Major work is expected in the next seven months in the preparation of malls. Mohammed Rashid Aba Al-Khiel, head of the digital sector and marketing at the Arab Centers, the largest developer, owner and operator of commercial centers in Saudi Arabia, told Arab News that the decision had been expected since the end of 2016.
“The decision comes as part of the package of economic entertainment projects to ensure that the money, or part of it, remains at home in the local content,” he said. Aba Al-Khiel added that the plans extended to cafes, entertainment and sales.
“Cinema adds to the experience of the beneficiary, especially with high temperatures and the dearth of (entertainment) options for Saudi families, which are limited to malls...”
He added: “If the operators can run movie theaters effectively, it is possible to keep pace with similar experiences in neighboring countries.

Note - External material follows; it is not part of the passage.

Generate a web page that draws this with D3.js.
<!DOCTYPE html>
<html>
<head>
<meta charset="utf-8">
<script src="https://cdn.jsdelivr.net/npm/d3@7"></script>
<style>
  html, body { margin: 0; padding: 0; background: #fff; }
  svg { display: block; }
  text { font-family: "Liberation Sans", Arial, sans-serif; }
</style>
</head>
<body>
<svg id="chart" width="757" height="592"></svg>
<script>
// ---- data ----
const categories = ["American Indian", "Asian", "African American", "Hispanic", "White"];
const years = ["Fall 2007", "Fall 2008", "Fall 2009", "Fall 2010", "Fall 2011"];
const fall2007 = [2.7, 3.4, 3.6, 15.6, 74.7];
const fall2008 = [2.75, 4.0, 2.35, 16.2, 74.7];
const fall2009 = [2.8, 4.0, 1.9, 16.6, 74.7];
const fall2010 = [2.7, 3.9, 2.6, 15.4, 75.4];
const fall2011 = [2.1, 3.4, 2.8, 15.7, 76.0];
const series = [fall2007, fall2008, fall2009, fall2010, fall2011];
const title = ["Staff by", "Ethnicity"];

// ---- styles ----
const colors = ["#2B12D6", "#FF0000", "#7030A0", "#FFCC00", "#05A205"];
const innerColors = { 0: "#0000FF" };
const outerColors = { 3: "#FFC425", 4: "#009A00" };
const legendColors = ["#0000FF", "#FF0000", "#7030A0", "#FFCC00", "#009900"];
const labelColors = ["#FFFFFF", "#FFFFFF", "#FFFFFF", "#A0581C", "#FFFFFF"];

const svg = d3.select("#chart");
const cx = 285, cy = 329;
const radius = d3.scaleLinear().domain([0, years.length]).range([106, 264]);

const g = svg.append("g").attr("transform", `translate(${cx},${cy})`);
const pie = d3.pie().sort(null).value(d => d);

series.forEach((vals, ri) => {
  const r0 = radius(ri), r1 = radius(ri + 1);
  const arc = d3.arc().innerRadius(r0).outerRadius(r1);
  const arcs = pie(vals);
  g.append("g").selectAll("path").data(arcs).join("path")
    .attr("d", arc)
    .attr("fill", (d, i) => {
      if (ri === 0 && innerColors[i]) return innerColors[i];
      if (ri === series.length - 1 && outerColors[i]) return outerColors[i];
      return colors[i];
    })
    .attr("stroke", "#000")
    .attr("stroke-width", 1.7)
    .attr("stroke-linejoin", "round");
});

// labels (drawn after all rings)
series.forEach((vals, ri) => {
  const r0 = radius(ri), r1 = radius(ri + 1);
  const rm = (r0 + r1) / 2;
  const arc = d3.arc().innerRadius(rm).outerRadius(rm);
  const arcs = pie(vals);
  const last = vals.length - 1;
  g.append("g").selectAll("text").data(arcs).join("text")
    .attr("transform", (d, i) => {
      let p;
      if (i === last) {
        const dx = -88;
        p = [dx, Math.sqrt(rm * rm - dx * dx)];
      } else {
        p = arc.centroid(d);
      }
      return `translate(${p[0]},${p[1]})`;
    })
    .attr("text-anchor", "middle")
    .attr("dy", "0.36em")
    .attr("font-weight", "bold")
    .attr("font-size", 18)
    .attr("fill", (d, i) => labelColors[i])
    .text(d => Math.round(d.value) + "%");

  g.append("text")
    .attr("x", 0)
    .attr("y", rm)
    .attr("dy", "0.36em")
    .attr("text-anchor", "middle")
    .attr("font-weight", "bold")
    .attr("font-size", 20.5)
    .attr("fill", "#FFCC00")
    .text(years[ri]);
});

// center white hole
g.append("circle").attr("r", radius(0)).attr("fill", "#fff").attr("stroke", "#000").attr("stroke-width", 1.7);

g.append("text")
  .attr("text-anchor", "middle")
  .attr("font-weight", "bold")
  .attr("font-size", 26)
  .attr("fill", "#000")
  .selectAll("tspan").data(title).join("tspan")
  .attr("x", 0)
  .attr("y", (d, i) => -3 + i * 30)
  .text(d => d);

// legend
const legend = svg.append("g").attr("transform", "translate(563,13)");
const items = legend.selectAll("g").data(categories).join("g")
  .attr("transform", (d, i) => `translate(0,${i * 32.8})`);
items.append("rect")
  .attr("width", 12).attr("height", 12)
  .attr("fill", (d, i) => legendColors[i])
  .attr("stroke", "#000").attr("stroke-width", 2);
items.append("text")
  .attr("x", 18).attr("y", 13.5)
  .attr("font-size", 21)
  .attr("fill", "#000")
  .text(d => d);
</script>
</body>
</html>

We lack the operational experience in dealing with the film industry and its economic benefit. We suffer from a lack of experience in this field. Global experience should be considered.”
Malls have multiple options to take advantage of the decision, depending on the sizes and allocations of screens, diversity of the target segments and the value of the content, he explained.
The chairman of the commercial centers’ committee at the Jeddah Chamber of Commerce and Industry (JCCI), Mohammed Alawi, told Arab News that a large group of malls had considered this decision and some included its engineering plans. Some malls have included it as their first choice to expand their investment and development plans.
Alawi said: “Some of these malls are targeting areas that were vacant and will begin to move directly to reformulate these sites and arrange them economically so that they can be configured.
“After the approval, global operators from all over the world will come to create an integrated cinema style according to the latest standards. This will encourage investors to move and find financial flows in the markets.”
Alawi expects that all malls in Saudi Arabia will work to keep up with the decision in the next seven months. “Malls that do not have cinema-equipped buildings will move and provide space even if they exploit some economically inefficient locations.”
Alawi, who previously ran the Red Sea Mall, said: “The Red Sea Mall, for example, would provide at least 12 cinema screens, with at least 300 seats each, currently being built.”
He explained that the flow of capital abroad throughout the year was not justified, and greatly hurt the Saudi economy. Alwai said that 6.5 million cinema tickets are booked annually online in Bahrain, of which 5 million are from Saudi Arabia.
“SR80 billion ($21.3 billion) is spent annually outside the country. The Vision (2030) aims to keep 50 percent of them domestically. The cinema decision can revive transport, subsistence, contracting companies and jobs for Saudis.”
Ryan Kadouri, director of the Red Sea Mall, told Arab News that the decision is great and will have a positive impact on the retail sector, will create a huge economic momentum in doubling the number of visitors to malls and will revive markets after the recession experienced in the past two years.
“It will provide support to the local market and create great job opportunities for Saudis. It will help increase the number of visitors to the malls.”
He said the volume of visitors accustomed to traveling abroad is expected to reach 21 million to the Red Sea Mall in 2018 from 18 million visitors in 2017.
Kadouri said: “Cinema projects are expected to take time because they are linked to specialized international companies, and all are waiting for the official mechanisms. We are in the process of preparation. The market will recover significantly.”
He pointed out that commercial malls are looking for open spaces and to keep pace with the variables of the market.
“The right operator should be chosen as well as the importance of quality, transfer of expertise and the use of modern technologies … and the allocation of showrooms for different segments of society, and so on.”